Developer Gaia took this role-playing link to an illogical but fun conclusion in the first iPhone Sword & Poker. That game’s unusual mix of royal flushes and turn-based battles proved to be an unexpected delight.

Now Gaia’s making it a pair of aces with Sword & Poker 2, although it feels as if we’ve been on this particular quest before.

Royal flush rumble

Playing the part of an intrepid adventurer, Sword & Poker 2 takes you through a series of dungeons in a typical fantasy universe, picking a fight with every monster that stands between you and the exit.

These fights play out on a 5x5 grid, the middle 3x3 section of which is filled up with a random selection of playing cards. You take turns placing two cards from your hand onto the grid in order to form familiar poker hands.

The better the hand, the more damage dealt to your opponent. The cards keep on refreshing until one player drops.

That’s the core of the game neatly summarised, but there are plenty of additional systems in play that really make things interesting.

Suit of armour

In keeping with the role-playing angle, there’s character development whereby you use funds secured in defeating certain enemies to acquire new weapons, armour, and magic.

Then there’s the Wild Card system, which builds up continuously across each fight. When it fills, you can opt to turn one of your cards into a Joker – a card that can be used to stand in for any regular card.

There are plenty more factors we could consider if space permitted, such as status effects and the finely balanced risk-reward structure of the health recharge system.

There's even a mildly diverting single-handset multiplayer mode, although this lacks the depth that comes through the character customisation element.
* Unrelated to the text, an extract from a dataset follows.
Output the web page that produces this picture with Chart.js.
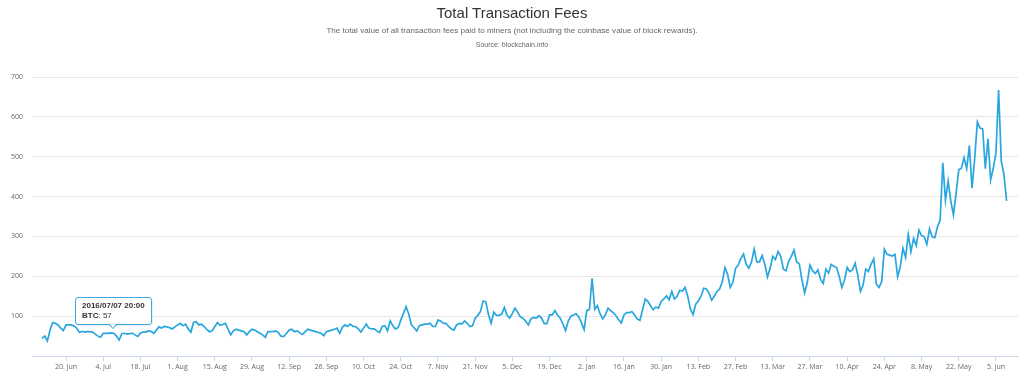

Suffice to say, while an initial play will probably leave you slightly underwhelmed, Sword & Poker 2 gradually introduces its finely tuned system until you’re hopelessly ensnared.


Criticisms of Sword & Poker 2 are few, though one in particular is sufficient to knock a point off the score.

While you could launch the old "if it ain’t broke don’t fix it" defence, the similarity between Sword & Poker 2 and its predecessor is just too glaring to ignore. I’ve played updates of games that change the experience more than this.

Which isn't to say there aren’t any enhancements, but they’re subtle. There are now three save slots for the game rather than the original’s two, for example, which is fantastic news if you have a partner or sibling who’s as keen on the game as you.

The graphics have also received an overhaul, with the game now having a more polished appearance (including an attractive world map) and boasting greater variety of dungeons and enemies.

Also, the overall difficulty has been raised, which is perfect if you’re coming to the game from the original. Still, it’s not so tough as to put off newcomers.

Safe bet

These are hardly earth-shattering advances and once the game returns to its default price it will probably be 50 percent more expensive than the original. While you can’t argue with the value of the package, you also can’t argue that this is 50 percent better.

On its own terms then, Sword & Poker 2 is an excellent card-based RPG. Each element works well at drawing you further into the game’s universe, and presents you with an array of tactical considerations that belies its cute veneer.

Still, as a poker player, Sword & Poker 2 is eminently readable and even a little predictable.